First, the range of returns across the 208 funds is striking. While the average return stands at a healthy 14.72% per annum, there are a few standout performers that delivered more than 6% above the average, compounding at over 21% annually. Over a 10-year horizon, that difference is transformational. For example, ₹1 lakh invested at 14.72% grows to about ₹3.94 lakh, whereas the same amount at 21.87% grows to nearly ₹7.2 lakh — almost double the corpus. This is the power of compounding, magnified over a long-term period.

However, not all funds deliver equally. A significant number of funds underperformed the average, and nearly 70 funds lagged by more than 2% annually. This underperformance could result in a substantial opportunity cost over a decade, especially when adjusted for inflation and risk.

That's why choosing the right fund is crucial. Factors such as fund management quality, investment philosophy, risk profile, and consistency in performance should be evaluated.

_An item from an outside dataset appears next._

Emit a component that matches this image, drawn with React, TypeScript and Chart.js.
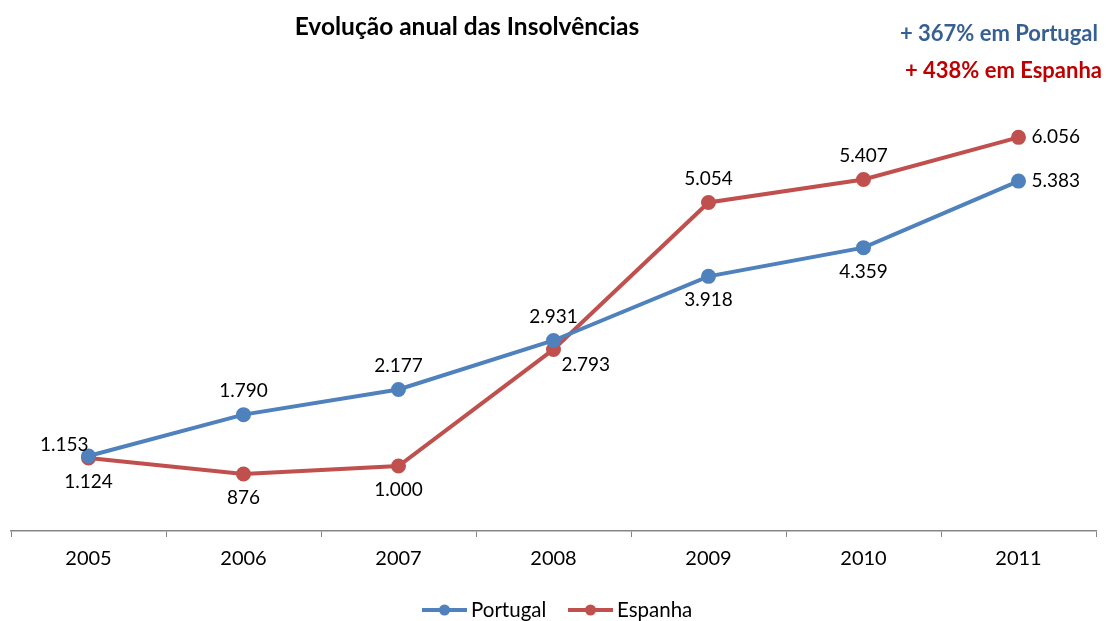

Merely relying on past returns is not enough — investors must also consider how and why a fund performs, and whether its strategy aligns with their financial goals and risk tolerance.

In essence, long-term investing benefits not just from patience, but from strategic decision-making. Regularly reviewing fund performance and being willing to strategically churn underperforming funds in favor of better opportunities can significantly improve outcomes. This active approach, when done with careful analysis and timing, ensures investors are better positioned to benefit from the full potential of compounding over time.